One response is that it has no point at all. This is now an opinion with a lot of powerful backing. Another is that it has no point other than to socialize the high-risk work of invention, so that private interests can do the lower risk work of “innovation” and profit from it. The third answer protests these other two but not in particularly satisfying terms. Scholarship is hard to defend as a means to enlightenment or liberation; these seem rather abstract and now self-undermining goals.1 Ironically, scholarship about the limits to enlightenment and liberation casts doubt on the scholarship as much as the other two lines of questioning.
There is a fourth answer, but it does not get much traction any more: scholarship is an end in itself, a free and self-directed inquiry that takes its own time.2 It describes, at best, what might happen in elite institutions propped up by the venerable seed money of slave owners, robber barons, or an imperial state, but not what the rest of us get to do. It is too remote a utopia from the actually existing university that runs on debt and precarious labor.3
The mission of scholarship appears so hollowed out today that some advocate a more fugitive means of study, one that treats the university as a resource (and not much more) in which to create the under commons, with its own pedagogy and forms of collaboration.4 That has a lot to recommend it, were it not that there seem to be problems at such a scale that such a practice cannot grasp. There may soon not be an institution for the under commons to be under.

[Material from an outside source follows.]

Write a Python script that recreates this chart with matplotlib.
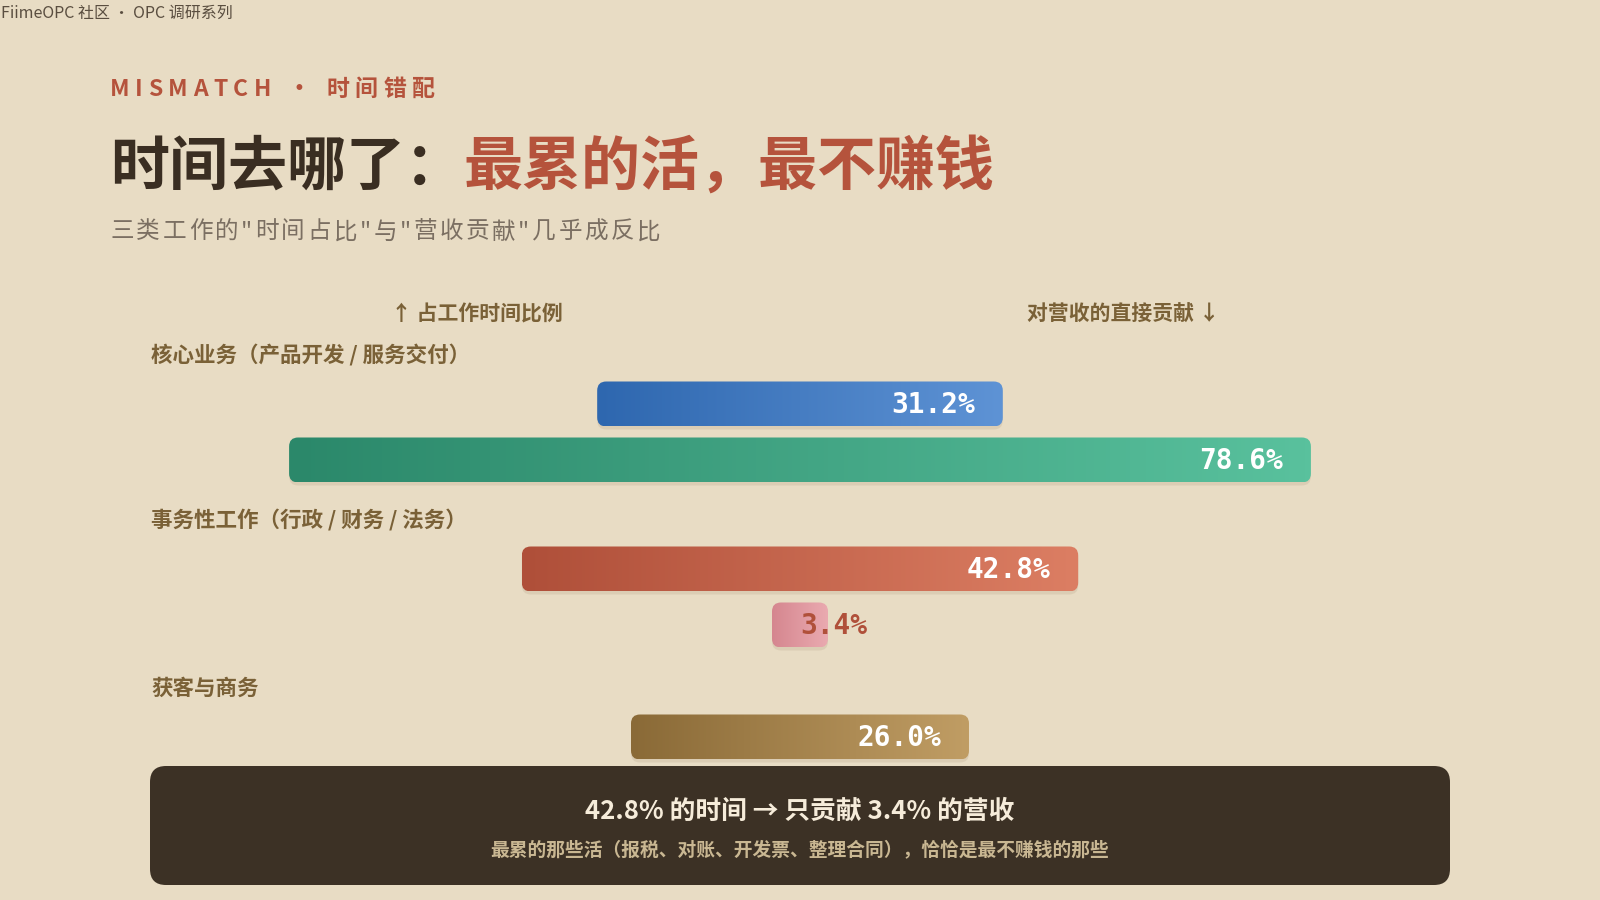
import numpy as np
import matplotlib
matplotlib.use('Agg')
import matplotlib.pyplot as plt
from matplotlib.patches import FancyBboxPatch
from matplotlib.colors import LinearSegmentedColormap

plt.rcParams['font.family'] = ['Noto Sans CJK SC', 'DejaVu Sans']

# ---- data ----
categories = ['核心业务（产品开发 / 服务交付）', '事务性工作（行政 / 财务 / 法务）', '获客与商务']
time_share = [31.2, 42.8, 26.0]       # 占工作时间比例 (%)
revenue_share = [78.6, 3.4, None]     # 对营收的直接贡献 (%), 第三项在图中被遮住

time_colors = [('#2E67AF', '#5E93D5'), ('#AF4F39', '#DC7E63'), ('#8A6A37', '#C09D64')]
rev_colors = [('#2B886A', '#59C19D'), ('#D5868F', '#EAAAB0'), ('#C9A66E', '#DCC08E')]
label_colors_time = ['white', 'white', 'white']
label_colors_rev = ['white', '#B0503A', 'white']

BG = '#E8DCC4'
DARK = '#3A2E22'
RED = '#B5533C'
BROWN = '#7A6137'

fig = plt.figure(figsize=(16, 9), dpi=100, facecolor=BG)
renderer = fig.canvas.get_renderer()

# bar axes: 1300 px wide = 100 %, y in figure pixels (top-down)
bx = fig.add_axes([150 / 1600, 0, 1300 / 1600, 1.0])
bx.set_xlim(-50, 50)
bx.set_ylim(900, 0)
bx.set_autoscale_on(False)
bx.axis('off')
bx.set_zorder(1)

# overlay axes in pixel coords for text / box
ax = fig.add_axes([0, 0, 1, 1])
ax.set_xlim(0, 1600)
ax.set_ylim(900, 0)
ax.axis('off')
ax.set_zorder(2)
ax.patch.set_alpha(0)


def spaced(x, y, s, spacing, **kw):
    """draw string char by char with extra letter spacing, returns end x"""
    for ch in s:
        t = ax.text(x, y, ch, ha='left', **kw)
        w = t.get_window_extent(renderer).width
        x += w + spacing
    return x


def text_width(t):
    return t.get_window_extent(renderer).width


# ---- header ----
ax.text(1, 13, 'FiimeOPC 社区 · OPC 调研系列', fontsize=11.5, color='#5A4E40',
        ha='left', va='center')

spaced(110, 89, 'MISMATCH · 时间错配', 5.5, fontsize=16.5, fontweight='bold',
       color=RED, va='center')

t1 = ax.text(110, 168, '时间去哪了：', fontsize=42.5, fontweight='heavy', color=DARK,
             ha='left', va='center')
ax.text(110 + text_width(t1), 168, '最累的活，最不赚钱', fontsize=42.5, fontweight='heavy',
        color=RED, ha='left', va='center')

spaced(110, 232, '三类工作的"时间占比"与"营收贡献"几乎成反比', 2.6, fontsize=17,
       color='#7B6F62', va='center')

ax.text(477, 314, '↑ 占工作时间比例', fontsize=15, fontweight='bold', color=BROWN,
        ha='center', va='center')
ax.text(1123, 314, '对营收的直接贡献 ↓', fontsize=15, fontweight='bold', color=BROWN,
        ha='center', va='center')

# ---- bars ----
PX = 13.0          # pixels per percent
BAR_H = 45
MIN_W = 56 / PX
label_y = [355, 520, 688]


def draw_bar(yc, value, c0, c1, txt_color):
    w = max(value, MIN_W)
    left, right = -w / 2, w / 2
    # soft shadow
    sh = FancyBboxPatch((left, yc - BAR_H / 2 + 3), w, BAR_H,
                        boxstyle='round,pad=0,rounding_size=%f' % (9 / PX),
                        mutation_aspect=PX, transform=bx.transData,
                        facecolor='#6B5030', edgecolor='none', alpha=0.10, zorder=2)
    bx.add_patch(sh)
    patch = FancyBboxPatch((left, yc - BAR_H / 2), w, BAR_H,
                           boxstyle='round,pad=0,rounding_size=%f' % (9 / PX),
                           mutation_aspect=PX, transform=bx.transData,
                           facecolor='none', edgecolor='none', zorder=3)
    bx.add_patch(patch)
    cmap = LinearSegmentedColormap.from_list('g', [c0, c1])
    grad = np.linspace(0, 1, 256).reshape(1, -1)
    im = bx.imshow(grad, extent=[left, right, yc + BAR_H / 2, yc - BAR_H / 2],
                   aspect='auto', cmap=cmap, zorder=3, interpolation='bilinear')
    im.set_clip_path(patch)
    label = '%.1f%%' % value
    if w * PX > 150:
        bx.text(right - 28 / PX, yc + 1, label, ha='right', va='center',
                fontsize=20, fontweight='bold', family='DejaVu Sans Mono',
                color=txt_color, zorder=4)
    else:
        bx.text(left + 28 / PX, yc + 1, label, ha='left', va='center',
                fontsize=20, fontweight='bold', family='DejaVu Sans Mono',
                color=txt_color, zorder=4)


for i, cat in enumerate(categories):
    ly = label_y[i]
    ax.text(151, ly, cat, fontsize=15.5, fontweight='bold', color=BROWN,
            ha='left', va='center')
    draw_bar(ly + 49, time_share[i], *time_colors[i], label_colors_time[i])
    if revenue_share[i] is not None:
        draw_bar(ly + 105, revenue_share[i], *rev_colors[i], label_colors_rev[i])

# ---- takeaway box ----
box = FancyBboxPatch((150, 766), 1300, 119,
                     boxstyle='round,pad=0,rounding_size=16',
                     facecolor='#3C3125', edgecolor='none', zorder=5)
ax.add_patch(box)
ax.text(800, 811, '42.8% 的时间 → 只贡献 3.4% 的营收', fontsize=18.5, fontweight='bold',
        color='#F6ECDA', ha='center', va='center', zorder=6)
ax.text(800, 850, '最累的那些活（报税、对账、开发票、整理合同），恰恰是最不赚钱的那些',
        fontsize=13.5, fontweight='bold', color='#C9B792', ha='center', va='center',
        zorder=6)

fig.savefig('out.png', dpi=100, facecolor=BG)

Instead let me start by saying something simple: that scholarship is about the common task of knowing the world.5 Each of those little words contains multitudes. Common refers to what is shared but also the ordinary, even the vulgar. Task demarcates a kind of labor, but it is also a kind of play. The action behind the verb knowing connects the shared and ordinary, the laboring but playful activities already telegraphed in this little phrase.
The most difficult but also capacious word here is, of course, world. Perhaps it is best approached indirectly, through the parable of the blind scholars and their elephant: Each touches, senses, and knows a part of the elephant and declares the elephant to be like what they touch: tusklike, trunklike, or taillike. Each hears the other saying something incompatible with the thing that they themselves touch.
The first limit to the parable is that maybe there’s no whole elephant to be seen, either.6 A scholar who could see the elephant would not know any better than the blind ones, because while the account by the scholar who sees might include the grey color of its skin, they may know nothing of its texture or smell. Nobody gets to know the totality.
The second limit to this parable is that it may not even be possible to combine all of these partial accounts of the elephant into a true and whole picture of the elephant as a totality, as a world. The parts don’t quite add up to a whole. Each way of knowing shapes in part the thing it comes to know, producing parts that are parts of different wholes. Knowing is never quite going to come together again, and there may be nothing at all helpful any more in the fiction that it might.